In a unique move for the franchise this film is a direct sequel to Casino Royale, picking up where we last saw Daniel Craig’s super spy, capturing the only suspect who knows about a global criminal group that MI6 has no knowledge about. This leads Bond to investigate an environmentalist who is secretly taking control of the world’s natural resources.

The film is very different from Casino Royale. Like the flip-side of a coin; Casino was often moody and slow paced, while Quantum is a frenetic action sequence that never ends! Not in a good sense; the editing is rapid, we have that shaky-camera action filming and a lot of CG stunt elements (for a Bond film, often praised for their physical stunts). You could say it lacks conviction with its content too; it is a film of story padding, you can’t shake the feeling that there should be more going on, even its finale feels quite lacking. This likely stems from the weak villains, who make Le Chiffre appear multi-layered and threatening, and over-reliance on action sequences.

But the film does look great. It has lush visuals, a great moment of espionage where Bond gets the upper-hand against the mysterious organisation at a theatre, and the general sense of bottled rage from Bond is exciting to watch (if not entirely capitalised upon) Craig is still an excellent Bond.
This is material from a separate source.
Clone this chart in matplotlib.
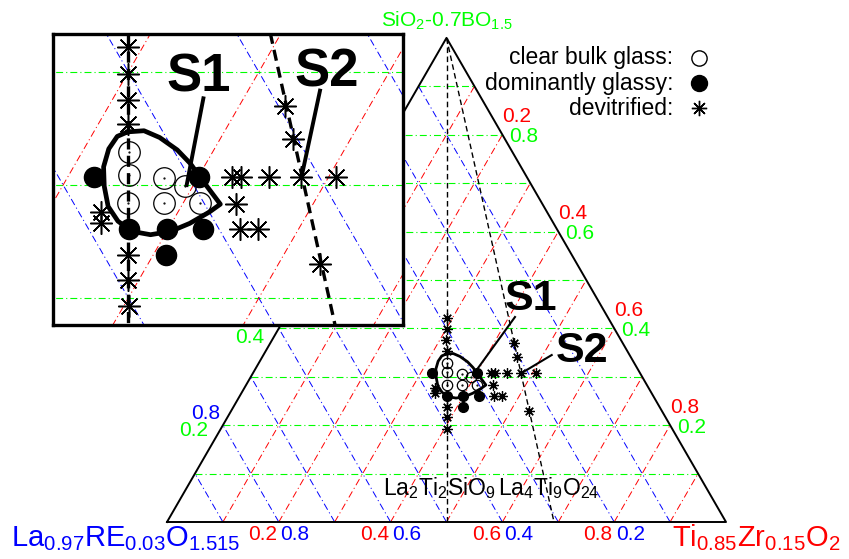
import numpy as np
import matplotlib
matplotlib.use("Agg")
import matplotlib.pyplot as plt

plt.rcParams['font.family'] = ['Liberation Sans', 'DejaVu Sans']
plt.rcParams['mathtext.fontset'] = 'custom'
plt.rcParams['mathtext.rm'] = 'Liberation Sans'
plt.rcParams['mathtext.it'] = 'Liberation Sans:italic'
plt.rcParams['mathtext.bf'] = 'Liberation Sans:bold'
plt.rcParams['mathtext.default'] = 'regular'
plt.rcParams['lines.scale_dashes'] = False

# compositions as molar fractions (Ti, Si), La = 1 - Ti - Si
clear_ti = [0.336, 0.346, 0.358, 0.374, 0.385, 0.394, 0.413]
clear_si = [0.329, 0.309, 0.284, 0.306, 0.284, 0.299, 0.284]

glassy_ti = [0.320, 0.401, 0.370, 0.399, 0.427, 0.410]
glassy_si = [0.307, 0.307, 0.261, 0.261, 0.261, 0.238]

devit_ti = [0.289, 0.301, 0.312, 0.323, 0.381, 0.392, 0.404, 0.341, 0.346,
            0.426, 0.433, 0.454, 0.479, 0.506, 0.441, 0.455, 0.469,
            0.435, 0.456, 0.532]
devit_si = [0.422, 0.398, 0.375, 0.354, 0.238, 0.216, 0.193, 0.276, 0.266,
            0.307, 0.307, 0.307, 0.307, 0.307, 0.283, 0.261, 0.261,
            0.370, 0.341, 0.230]

# boundary of the glass forming region
region_ti = [0.326, 0.338, 0.353, 0.372, 0.388, 0.406, 0.429, 0.424, 0.414, 0.403,
             0.389, 0.373, 0.358, 0.344, 0.332, 0.323, 0.319, 0.320, 0.326]
region_si = [0.347, 0.348, 0.342, 0.331, 0.319, 0.303, 0.283, 0.276, 0.266, 0.259,
             0.256, 0.259, 0.268, 0.281, 0.299, 0.316, 0.332, 0.343, 0.347]

# Ti/(La+Ti) of the two crystalline phases (joins to the SiO2 corner)
phase_ti = [0.5, 9 / 13]
grid_levels = [0.1, 0.2, 0.3, 0.4, 0.5, 0.6, 0.7, 0.8, 0.9]
tick_vals = [0.2, 0.4, 0.6, 0.8]

H = np.sqrt(3) / 2
GREEN, RED, BLUE = '#00ff00', '#ff0000', '#0000ff'
STAR = (8, 2, 0)
DASHDOT = (0, (5, 2.2, 0.8, 2.2))


def xy(ti, si):
    ti = np.asarray(ti, float)
    si = np.asarray(si, float)
    return ti + si / 2, si * H


def draw_content(a, scale, dash, curve_lw, ms_o, ms_f, ms_s, mew_s):
    for g in grid_levels:
        x, y = xy([0, 1 - g], [g, g])
        a.plot(x, y, color=GREEN, lw=0.8, ls=DASHDOT, zorder=1)
        x, y = xy([g, g], [0, 1 - g])
        a.plot(x, y, color=RED, lw=0.7, ls=DASHDOT, zorder=1)
        x, y = xy([1 - g, 0], [0, 1 - g])
        a.plot(x, y, color=BLUE, lw=0.7, ls=DASHDOT, zorder=1)
    for r in phase_ti:
        x, y = xy([0, r], [1, 0])
        a.plot(x, y, color='k', lw=1.0 * scale, ls=(0, dash), zorder=2)
    x, y = xy(region_ti, region_si)
    a.plot(x, y, color='k', lw=curve_lw, solid_joinstyle='round', zorder=3)
    x, y = xy(clear_ti, clear_si)
    a.plot(x, y, 'o', mfc='none', mec='k', ms=ms_o, mew=0.9, zorder=4)
    a.plot(x, y, '.', color='k', ms=1.2, zorder=4)
    x, y = xy(glassy_ti, glassy_si)
    a.plot(x, y, 'o', color='k', ms=ms_f, zorder=4)
    x, y = xy(devit_ti, devit_si)
    a.plot(x, y, ls='none', marker=STAR, color='k', ms=ms_s, mew=mew_s, zorder=4)


fig = plt.figure(figsize=(8.49, 5.59), dpi=100)
ax = fig.add_axes([0, 0, 1, 1])
ax.set_xlim(-167 / 559, 682 / 559)
ax.set_ylim(-37 / 559, 522 / 559)
ax.axis('off')

draw_content(ax, 1.0, (4, 2.5), 2.0, 7.5, 7.0, 7.5, 0.9)
ax.plot([0, 1, 0.5, 0], [0, 0, H, 0], color='k', lw=1.4, zorder=2)

# axis tick labels (left edge ones above 0.4 sit behind the inset)
for v in tick_vals:
    x, y = xy(0, v)
    if v <= 0.4:
        dy = -9 if v == 0.4 else -5
        ax.annotate(f'{v:.1f}', (x, y), xytext=(-15, dy), textcoords='offset pixels',
                    ha='right', va='center', color=GREEN, fontsize=15)
    if v <= 0.2:
        ax.annotate(f'{1 - v:.1f}', (x, y), xytext=(-3, 12), textcoords='offset pixels',
                    ha='right', va='center', color=BLUE, fontsize=15)
    x, y = xy(1 - v, v)
    ax.annotate(f'{v:.1f}', (x, y), xytext=(7, -2), textcoords='offset pixels',
                ha='left', va='center', color=GREEN, fontsize=15)
    ax.annotate(f'{1 - v:.1f}', (x, y), xytext=(0, 18), textcoords='offset pixels',
                ha='left', va='center', color=RED, fontsize=15)
    x, y = xy(v, 0)
    ax.annotate(f'{v:.1f}', (x, y), xytext=(-1.5, -12), textcoords='offset pixels',
                ha='right', va='center', color=RED, fontsize=15)
    ax.annotate(f'{1 - v:.1f}', (x, y), xytext=(1.5, -12), textcoords='offset pixels',
                ha='left', va='center', color=BLUE, fontsize=15)

ax.text(0.5, 0.8855, r'SiO$_2$-0.7BO$_{1.5}$', color=GREEN, fontsize=15,
        ha='center', va='baseline')
ax.text(-0.2791, -0.0429, r'La$_{0.97}$RE$_{0.03}$O$_{1.515}$', color=BLUE,
        fontsize=21, ha='left', va='baseline')
ax.text(1.2039, -0.0429, r'Ti$_{0.85}$Zr$_{0.15}$O$_2$', color=RED,
        fontsize=21, ha='right', va='baseline')
ax.text(0.3864, 0.048, r'La$_2$Ti$_2$SiO$_9$', fontsize=16.5, ha='left', va='baseline')
ax.text(0.5920, 0.048, r'La$_4$Ti$_9$O$_{24}$', fontsize=16.5, ha='left', va='baseline')

# legend
legend_rows = [('clear bulk glass:', 0.8301), ('dominantly glassy:', 0.7853),
               ('devitrified:', 0.7406)]
for label, ly in legend_rows:
    ax.text(0.9052, ly, label, fontsize=16.5, ha='right', va='center')
ax.plot(0.9517, 0.8301, 'o', mfc='none', mec='k', ms=11, mew=1.0)
ax.plot(0.9517, 0.7853, 'o', color='k', ms=11.5)
ax.plot(0.9517, 0.7406, marker=STAR, color='k', ms=11, mew=1.0)

# S1 / S2 labels
ax.text(0.6512, 0.3792, 'S1', fontsize=31, fontweight='bold', ha='center', va='baseline')
ax.text(0.7424, 0.2862, 'S2', fontsize=31, fontweight='bold', ha='center', va='baseline')
ax.plot([0.6225, 0.5474], [0.3667, 0.2630], color='k', lw=1.5, zorder=5)
ax.plot([0.6882, 0.6315], [0.2987, 0.2648], color='k', lw=1.5, zorder=5)

# zoomed inset
axi = fig.add_axes([52.7 / 849, 1 - 325 / 559, 350 / 849, 291 / 559])
axi.set_facecolor('white')
axi.set_xlim(0.442, 0.7103)
axi.set_ylim(0.1761 * H, 0.4336 * H)
axi.set_xticks([])
axi.set_yticks([])
for sp in axi.spines.values():
    sp.set_linewidth(2.4)

draw_content(axi, 2.4, (8, 4.5), 3.4, 15.5, 14.5, 16, 1.1)
axi.text(0.5536, 0.3313, 'S1', fontsize=38, fontweight='bold', ha='center', va='baseline')
axi.text(0.6520, 0.3352, 'S2', fontsize=38, fontweight='bold', ha='center', va='baseline')
axi.plot([0.5575, 0.5447], [0.3262, 0.2598], color='k', lw=2.8, zorder=5)
axi.plot([0.6469, 0.6328], [0.3321, 0.2662], color='k', lw=2.8, zorder=5)

fig.savefig('out.png', dpi=100)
It is certainly a weak individual film, and even when watched after Casino Royale it feels directionless and poorly executed. Here’s hoping the following films can make up for this unintelligent stumble!

Additional Marshmallows: Quantum of Solace is the first Bond film to not use the traditional opening montage of Bond shooting towards the camera! Instead it is tagged onto the beginning of the end credits…

Well, I have to say I am now completely stoked for Skyfall’s release next week! I only hope it is more like the Dalton films and less like Quantum of Solace… Given the film industry’s current obsession with “more action, less integrity”, Daniel Craig’s time as Bond could descend into a mash of brainless action and explosions. James Bond films need to have espionage, those moments of slowness where we can appreciate what’s happening and appreciate Bond’s wit and sophistication.

From the looks of Skyfall’s trailer, there’s plenty of action but also a more stand-out villain played by Javier Bardem (see No Country for Old Men for his credentials in playing villains!) which is much needed in this series now. We can only hope that more of this secret organisation is revealed, and a proper spy story can develop along the way.

Director Sam Mendez has stated he grew up watching Roger Moore’s first film Live and Let Die… Well, so long as Sherriff Pepper doesn’t make an appearance, I’ll be at ease!